Con-Con More Dangerous Than Congress

Con Con More Dangerous Than Congress

The advocates of a Constitutional Convention assert that a Convention couldn't do any more mischief than our mischievous Congress. This is false for many reasons.  
  1. Delegates to a Constitutional Convention do not have to swear to uphold and defend the U.S. Constitution, and would therefore be free (like the 1787 Convention Delegates) to throw out our existing Constitution and start from scratch with a completely new document. Congress, on the other hand, is bound by Article VI of our present Constitution, which requires every Member to take an oath to support our present Constitution.
     
  2. Congress must muster a two-thirds majority in both the House and the Senate in order to propose any constitutional change. No one knows whether or not a Con Con would have a two-thirds (or simple majority) rule, and we can't know until the Convention is actually convened and adopts its own rules of procedure.
     
  3. Any action by Congress must pass two Houses.
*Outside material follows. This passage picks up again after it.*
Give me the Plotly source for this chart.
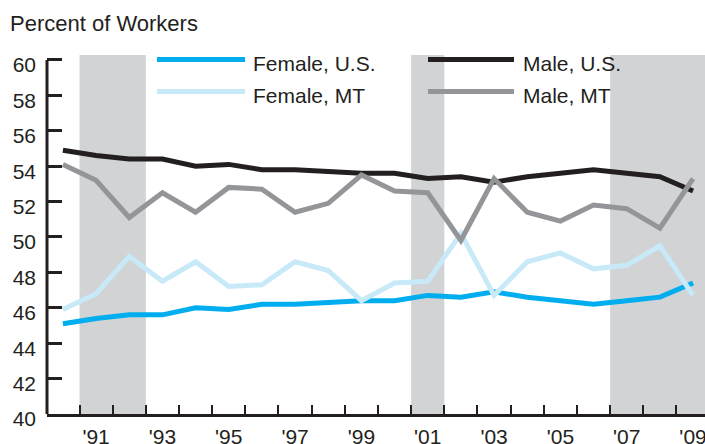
import plotly.graph_objects as go

years = list(range(1990, 2010))
female_us = [45.1, 45.4, 45.6, 45.6, 46.0, 45.9, 46.2, 46.2, 46.3, 46.4,
             46.4, 46.7, 46.6, 46.9, 46.6, 46.4, 46.2, 46.4, 46.6, 47.4]
female_mt = [45.9, 46.8, 48.9, 47.5, 48.6, 47.2, 47.3, 48.6, 48.1, 46.4,
             47.4, 47.5, 50.2, 46.7, 48.6, 49.1, 48.2, 48.4, 49.5, 46.7]
male_us = [54.9, 54.6, 54.4, 54.4, 54.0, 54.1, 53.8, 53.8, 53.7, 53.6,
           53.6, 53.3, 53.4, 53.1, 53.4, 53.6, 53.8, 53.6, 53.4, 52.6]
male_mt = [54.1, 53.2, 51.1, 52.5, 51.4, 52.8, 52.7, 51.4, 51.9, 53.5,
           52.6, 52.5, 49.8, 53.3, 51.4, 50.9, 51.8, 51.6, 50.5, 53.3]
recessions = [(1990.5, 1992.5), (2000.5, 2001.5), (2006.5, 2009.5)]
tick_years = list(range(1991, 2010, 2))
tick_labels = ["'%02d" % (y % 100) for y in tick_years]
y_ticks = list(range(40, 61, 2))

W, H = 705, 444
ML, MR, MT, MB = 47, 0, 55, 30
FONT = "Liberation Sans, Arial, sans-serif"
TXT = "#231f20"

C_FUS = "#00aeef"
C_FMT = "#c8e9f8"
C_MUS = "#231f20"
C_MMT = "#939598"
C_BAND = "#d1d3d4"


def px_x(p):
    return (p - ML) / (W - ML - MR)


def px_y(p):
    return (H - MB - p) / (H - MT - MB)


fig = go.Figure()
series = [("Female, U.S.", female_us, C_FUS),
          ("Male, U.S.", male_us, C_MUS),
          ("Female, MT", female_mt, C_FMT),
          ("Male, MT", male_mt, C_MMT)]
for name, vals, col in series:
    fig.add_trace(go.Scatter(x=years, y=vals, mode="lines", name=name,
                             line=dict(color=col, width=5),
                             showlegend=False, hoverinfo="skip"))

shapes = []
for x0, x1 in recessions:
    shapes.append(dict(type="rect", xref="x", yref="paper", x0=x0, x1=x1,
                       y0=0, y1=1, fillcolor=C_BAND, line=dict(width=0),
                       layer="below"))
# y axis line from 40 to 60
shapes.append(dict(type="line", xref="paper", yref="y", x0=0, x1=0,
                   y0=40, y1=60, line=dict(color=TXT, width=3), layer="above"))

# custom legend
legend_items = [("Female, U.S.", C_FUS, 157, 245, 59.5, 254),
                ("Female, MT", C_FMT, 157, 245, 91.5, 254),
                ("Male, U.S.", C_MUS, 428, 514, 59.5, 524),
                ("Male, MT", C_MMT, 428, 514, 91.5, 524)]
annotations = []
for name, col, lx0, lx1, ly, tx in legend_items:
    shapes.append(dict(type="line", xref="paper", yref="paper",
                       x0=px_x(lx0), x1=px_x(lx1), y0=px_y(ly), y1=px_y(ly),
                       line=dict(color=col, width=5), layer="above"))
    annotations.append(dict(xref="paper", yref="paper", x=px_x(tx - 3),
                            y=px_y(ly + 4), xanchor="left", yanchor="middle",
                            text=name, showarrow=False,
                            font=dict(family=FONT, size=21, color=TXT)))

fig.update_layout(
    template="none",
    width=W, height=H,
    margin=dict(l=ML, r=MR, t=MT, b=MB, pad=0, autoexpand=False),
    paper_bgcolor="white", plot_bgcolor="white",
    font=dict(family=FONT, size=21, color=TXT),
    title=dict(text="Percent of Workers", x=10 / W, xanchor="left",
               xref="container", y=1 - 23 / H, yanchor="middle",
               font=dict(family=FONT, size=22, color=TXT)),
    shapes=shapes, annotations=annotations,
    xaxis=dict(range=[1989.52, 2009.36], showgrid=False, zeroline=False,
               automargin=False,
               showline=True, linecolor=TXT, linewidth=3,
               tickmode="array", tickvals=tick_years, ticktext=tick_labels,
               ticks="", ticklabelstandoff=2, ticklabeloverflow="allow",
               tickfont=dict(family=FONT, size=21, color=TXT),
               minor=dict(tickmode="array",
                          tickvals=[y + 0.5 for y in range(1990, 2009)],
                          ticks="inside", ticklen=9, tickwidth=2.2,
                          tickcolor=TXT, showgrid=False)),
    yaxis=dict(range=[40, 60.28], showgrid=False, zeroline=False,
               automargin=False,
               showline=False, tickmode="array", tickvals=y_ticks,
               ticks="inside", ticklen=15, tickwidth=3, tickcolor=TXT,
               ticklabelstandoff=10, ticklabelshift=5,
               tickfont=dict(family=FONT, size=21, color=TXT)),
)

fig.write_html("out.html",
               config={"displayModeBar": False},
               post_script="document.body.style.margin='0';"
                           "document.body.style.overflow='hidden';")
Since a Constitutional Convention would not have two Houses, the big-population states would control the Convention and the small-population states would be irrelevant.
     
  4. Delegates to a Constitutional Convention will never run for re-election, so they would be as free from accountability to the voters as the life-tenured federal judges.
     
  5. We know for sure that any constitutional change voted out by Congress will not become part of the U.S. Constitution unless it is ratified by 38 of the 50 states. No one knows for sure whether or not this requirement would be true for actions taken by a Constitutional Convention. If a Con Con can change other portions of the Constitution, what is to prevent it from reducing the Article V requirement that ratification requires three-fourths of the states (just as the 1787 Convention reduced the ratification requirement from 100% to 75%)?

  1. Instead of the proposals being ratified by state legislatures, the Convention could direct that the proposals be ratified by state conventions presenting some of the same lack of accountability as the federal convention.